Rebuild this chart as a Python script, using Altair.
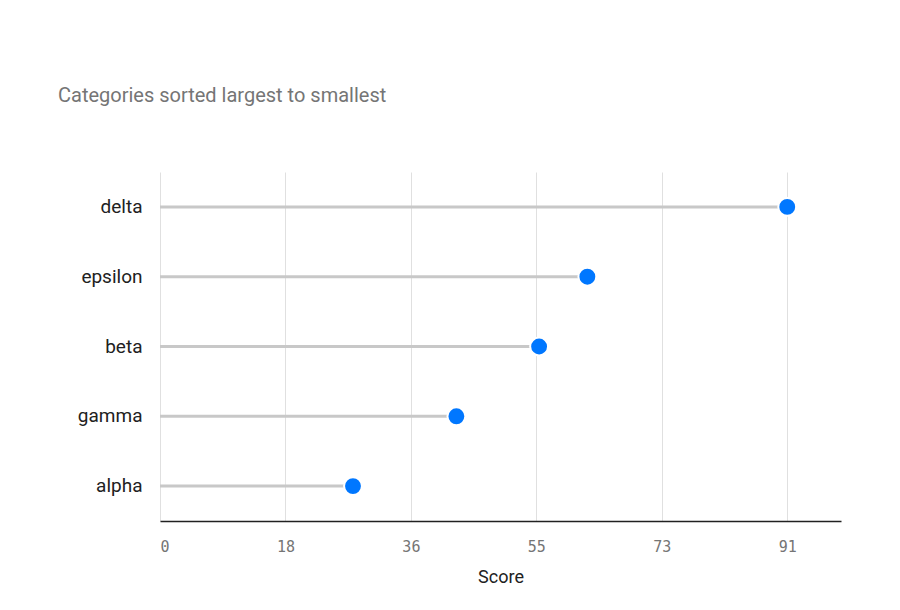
import altair as alt
import pandas as pd

categories = ["delta", "epsilon", "beta", "gamma", "alpha"]
scores = [91, 62, 55, 43, 28]
tick_values = [0, 18.2, 36.4, 54.6, 72.8, 91]

df = pd.DataFrame({"category": categories, "score": scores, "zero": [0] * len(scores)})

x_scale = alt.Scale(domain=[0, 98.8], nice=False, zero=True)
y_enc = alt.Y("category:N", sort=categories, title=None,
              scale=alt.Scale(paddingInner=0, paddingOuter=0),
              axis=alt.Axis(domain=False, ticks=False, grid=False, labelPadding=18,
                            labelFont="Roboto", labelFontSize=19, labelColor="#212121"))

stems = alt.Chart(df).mark_rule(color="#c8c8c8", strokeWidth=3).encode(
    x=alt.X("zero:Q", scale=x_scale, title="Score",
            axis=alt.Axis(values=tick_values, format=".0f", domain=True, domainColor="#212121",
                          domainWidth=1.5, ticks=False, grid=True, gridColor="#e0e0e0",
                          gridWidth=1, labelFont="DejaVu Sans Mono", labelFontSize=15,
                          labelColor="#757575", labelPadding=18, titleFont="Roboto",
                          titleFontSize=18, titleFontWeight="normal", titleColor="#212121",
                          titlePadding=14)),
    x2="score:Q",
    y=y_enc,
)

dots = alt.Chart(df).mark_circle(color="#0077ff", opacity=1, size=320, stroke="white",
                                 strokeWidth=2).encode(
    x=alt.X("score:Q", scale=x_scale),
    y=alt.Y("category:N", sort=categories),
)

chart = alt.layer(stems, dots).properties(
    width=681, height=349,
    autosize=alt.AutoSizeParams(type="none"),
    padding={"left": 152, "top": 164, "right": 40, "bottom": 80},
    title=alt.TitleParams("Categories sorted largest to smallest", anchor="start",
                          frame="group", font="Roboto", fontSize=20, fontWeight="normal",
                          color="#757575", dx=-102, offset=66),
).configure_view(stroke=None)

chart.save("out.html", embed_options={"renderer": "svg", "actions": False})
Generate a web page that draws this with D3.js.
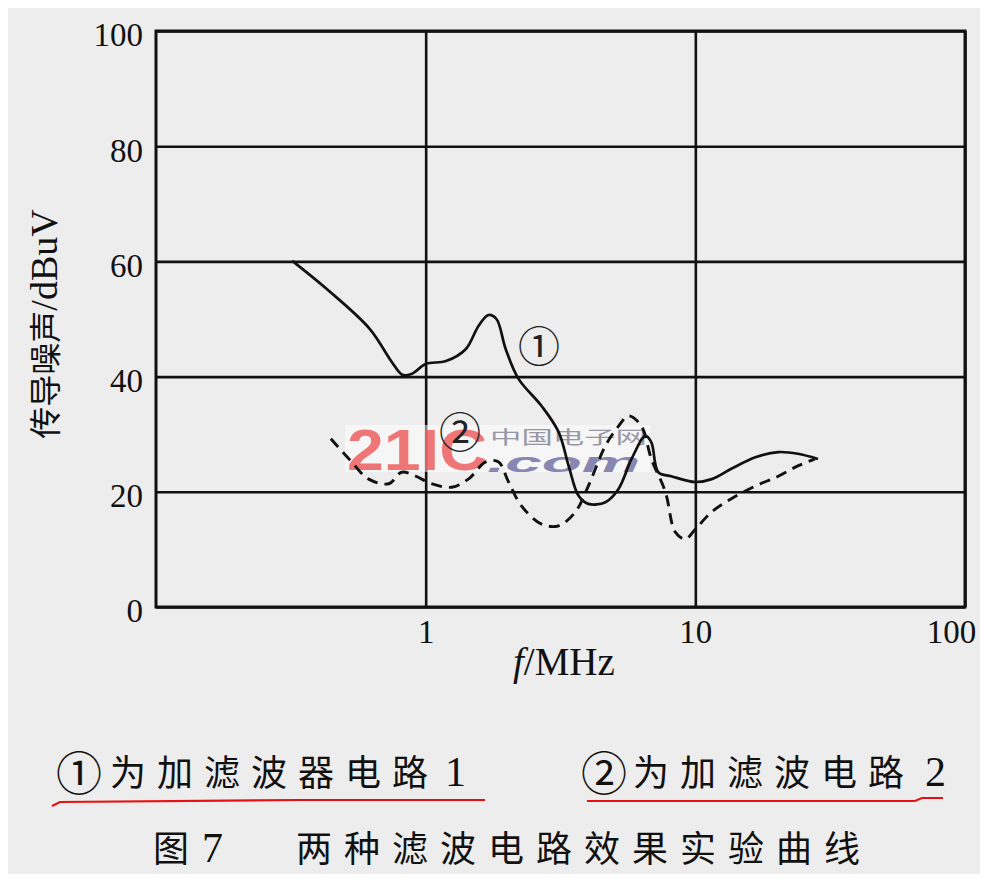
<!DOCTYPE html>
<html>
<head>
<meta charset="utf-8">
<script src="https://cdn.jsdelivr.net/npm/d3@7"></script>
<style>
  body { margin: 0; background: #fff; }
  svg { display: block; }
</style>
</head>
<body>
<svg id="chartSvg" width="985" height="882"></svg>
<script>
// curve 1: filter circuit 1 (solid)
const freq1 = [0.32, 0.43, 0.62, 0.75, 0.82, 0.89, 1.0, 1.19, 1.41, 1.57, 1.71, 1.83, 1.98, 2.21, 2.69, 3.11, 3.39, 3.69, 4.01, 4.64, 5.19, 5.8, 6.53, 6.87, 7.29, 8.15, 10, 11.5, 13.6, 16.7, 20.3, 24, 28.5];
const noise1 = [60.1, 55.2, 48.3, 42.5, 40.3, 40.5, 42.2, 42.7, 44.8, 48.8, 50.7, 50.0, 44.8, 39.6, 34.9, 30.4, 24.5, 19.3, 17.9, 18.2, 20.5, 25.7, 29.7, 28.6, 23.4, 22.7, 21.7, 22.2, 24.0, 26.0, 26.9, 26.6, 25.7];

// curve 2: filter circuit 2 (dashed)
const freq2 = [0.445, 0.52, 0.615, 0.73, 0.815, 0.92, 1.05, 1.25, 1.44, 1.67, 1.86, 2.03, 2.27, 2.69, 3.11, 3.59, 4.01, 4.64, 5.19, 5.65, 6.31, 6.87, 7.74, 8.43, 9.18, 10, 11.5, 13.6, 16.7, 20.3, 24, 27.8];
const noise2 = [29.2, 25.7, 22.2, 21.4, 23.4, 22.7, 21.4, 20.8, 22.2, 25.2, 25.2, 21.7, 17.5, 14.4, 14.1, 16.5, 21.0, 28.0, 31.4, 33.2, 31.4, 25.7, 20.0, 13.0, 11.8, 13.5, 16.5, 18.8, 21.0, 22.7, 24.5, 25.7];

const yTicks = [0, 20, 40, 60, 80, 100];
const xTicks = [1, 10, 100];
const yLabel = ["传导噪声", "/dBuV"];
const curveTags = ["①", "②"];
const legendText = [["①", "为加滤波器电路", "1"], ["②", "为加滤波电路", "2"]];
const caption = ["图", "7", "两种滤波电路效果实验曲线"];

function createChart() {
    const svg = d3.select("#chartSvg");
    const margin = { top: 31, left: 156 };
    const width = 809;
    const height = 576;
    const cjk = "'Noto Sans CJK SC', sans-serif";
    const serif = "'Liberation Serif', 'DejaVu Serif', serif";

    // scanned page background
    svg.append("rect")
        .attr("x", 8).attr("y", 8)
        .attr("width", 972).attr("height", 866)
        .attr("fill", "#ededed");

    const g = svg.append("g").attr("transform", `translate(${margin.left},${margin.top})`);

    const x = d3.scaleLog().domain([0.1, 100]).range([0, width]);
    const y = d3.scaleLinear().domain([0, 100]).range([height, 0]);

    const yAxis = g.append("g")
        .call(d3.axisLeft(y).tickValues(yTicks).tickSize(-width).tickPadding(13));
    const xAxis = g.append("g")
        .attr("transform", `translate(0,${height})`)
        .call(d3.axisBottom(x).tickValues(xTicks).tickFormat(d3.format("d")).tickSize(-height).tickPadding(13));

    [xAxis, yAxis].forEach(ax => {
        ax.select(".domain").remove();
        ax.selectAll("line").attr("stroke", "#111").attr("stroke-width", 2.6);
        ax.selectAll("text")
            .attr("fill", "#111")
            .style("font-family", serif)
            .style("font-size", "33px");
    });
    yAxis.selectAll("text").attr("dy", "0.45em");
    xAxis.selectAll("text").filter(d => d === 100).attr("dx", -14);

    g.append("rect")
        .attr("width", width).attr("height", height)
        .attr("fill", "none")
        .attr("stroke", "#111")
        .attr("stroke-width", 3);

    // watermark
    const wm = g.append("g").attr("opacity", 0.9);
    wm.append("rect")
        .attr("x", 345 - margin.left).attr("y", 425 - margin.top)
        .attr("width", 305).attr("height", 47)
        .attr("fill", "#fff").attr("opacity", 0.55);
    wm.append("text")
        .attr("x", 347 - margin.left).attr("y", 470 - margin.top)
        .attr("textLength", 140).attr("lengthAdjust", "spacingAndGlyphs")
        .attr("fill", "#ef6a6a")
        .style("font-family", "'Liberation Sans', sans-serif")
        .style("font-weight", "bold")
        .style("font-size", "58px")
        .text("21IC");
    wm.append("text")
        .attr("x", 490 - margin.left).attr("y", 444 - margin.top)
        .attr("textLength", 157).attr("lengthAdjust", "spacingAndGlyphs")
        .attr("fill", "#8e8e9e")
        .style("font-family", cjk)
        .style("font-size", "18px")
        .text("中国电子网");
    wm.append("text")
        .attr("x", 487 - margin.left).attr("y", 472 - margin.top)
        .attr("textLength", 153).attr("lengthAdjust", "spacingAndGlyphs")
        .attr("fill", "#7c7cab")
        .style("font-family", "'Liberation Sans', sans-serif")
        .style("font-weight", "bold")
        .style("font-style", "italic")
        .style("font-size", "27px")
        .text(".com");

    const line = d3.line()
        .x(d => x(d[0]))
        .y(d => y(d[1]))
        .curve(d3.curveCatmullRom.alpha(0.5));

    g.append("path")
        .datum(d3.zip(freq1, noise1))
        .attr("d", line)
        .attr("fill", "none")
        .attr("stroke", "#111")
        .attr("stroke-width", 2.7);

    g.append("path")
        .datum(d3.zip(freq2, noise2))
        .attr("d", line)
        .attr("fill", "none")
        .attr("stroke", "#111")
        .attr("stroke-width", 2.9)
        .attr("stroke-dasharray", "11,7");

    // curve tags
    g.selectAll(".tag")
        .data([[2.63, 45.7], [1.34, 30.9]])
        .enter()
        .append("text")
        .attr("class", "tag")
        .attr("x", d => x(d[0]))
        .attr("y", d => y(d[1]))
        .attr("text-anchor", "middle")
        .attr("dominant-baseline", "central")
        .attr("fill", "#222")
        .style("font-family", cjk)
        .style("font-size", "42px")
        .text((d, i) => curveTags[i]);

    // axis titles
    const yt = svg.append("text")
        .attr("transform", "translate(57,324) rotate(-90)")
        .attr("text-anchor", "middle")
        .attr("fill", "#111");
    yt.append("tspan").style("font-family", cjk).style("font-size", "32px").text(yLabel[0]);
    yt.append("tspan").style("font-family", serif).style("font-size", "38px").text(yLabel[1]);

    const xt = svg.append("text")
        .attr("x", 513).attr("y", 675)
        .attr("fill", "#111")
        .style("font-family", serif)
        .style("font-size", "39px");
    xt.append("tspan").style("font-style", "italic").text("f");
    xt.append("tspan").text("/MHz");

    // legend lines under the chart
    const legendPos = [[56, 110, 445], [581, 633, 925]];
    legendPos.forEach((p, i) => {
        svg.append("text")
            .attr("x", p[0]).attr("y", 790)
            .attr("fill", "#111")
            .style("font-family", cjk).style("font-size", "46px")
            .text(legendText[i][0]);
        svg.append("text")
            .attr("x", p[1]).attr("y", 786)
            .attr("fill", "#111")
            .style("font-family", cjk).style("font-size", "36px")
            .style("letter-spacing", "11px")
            .text(legendText[i][1]);
        svg.append("text")
            .attr("x", p[2]).attr("y", 786)
            .attr("fill", "#111")
            .style("font-family", serif).style("font-size", "42px")
            .text(legendText[i][2]);
    });

    svg.append("path")
        .attr("d", "M52,806 L60,802 L300,800 L485,800")
        .attr("fill", "none").attr("stroke", "#e81010").attr("stroke-width", 2.2);
    svg.append("path")
        .attr("d", "M587,801 L915,801 L922,798 L943,798")
        .attr("fill", "none").attr("stroke", "#e81010").attr("stroke-width", 2.2);

    // figure caption
    svg.append("text")
        .attr("x", 153).attr("y", 862)
        .attr("fill", "#111")
        .style("font-family", cjk).style("font-size", "36px")
        .text(caption[0]);
    svg.append("text")
        .attr("x", 202).attr("y", 862)
        .attr("fill", "#111")
        .style("font-family", serif).style("font-size", "42px")
        .text(caption[1]);
    svg.append("text")
        .attr("x", 296).attr("y", 862)
        .attr("fill", "#111")
        .style("font-family", cjk).style("font-size", "36px")
        .style("letter-spacing", "12px")
        .text(caption[2]);
}

createChart();
</script>
</body>
</html>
--------------------------------------------------
Task to carry out:
Take out nothing but the lines from the one containing "Generate a web" to the one containing "26.9, 26.6, 25.7];", inclusive, retyped exactly. Drop the pictures.

Full response:
Generate a web page that draws this with D3.js.
<!DOCTYPE html>
<html>
<head>
<meta charset="utf-8">
<script src="https://cdn.jsdelivr.net/npm/d3@7"></script>
<style>
  body { margin: 0; background: #fff; }
  svg { display: block; }
</style>
</head>
<body>
<svg id="chartSvg" width="985" height="882"></svg>
<script>
// curve 1: filter circuit 1 (solid)
const freq1 = [0.32, 0.43, 0.62, 0.75, 0.82, 0.89, 1.0, 1.19, 1.41, 1.57, 1.71, 1.83, 1.98, 2.21, 2.69, 3.11, 3.39, 3.69, 4.01, 4.64, 5.19, 5.8, 6.53, 6.87, 7.29, 8.15, 10, 11.5, 13.6, 16.7, 20.3, 24, 28.5];
const noise1 = [60.1, 55.2, 48.3, 42.5, 40.3, 40.5, 42.2, 42.7, 44.8, 48.8, 50.7, 50.0, 44.8, 39.6, 34.9, 30.4, 24.5, 19.3, 17.9, 18.2, 20.5, 25.7, 29.7, 28.6, 23.4, 22.7, 21.7, 22.2, 24.0, 26.0, 26.9, 26.6, 25.7];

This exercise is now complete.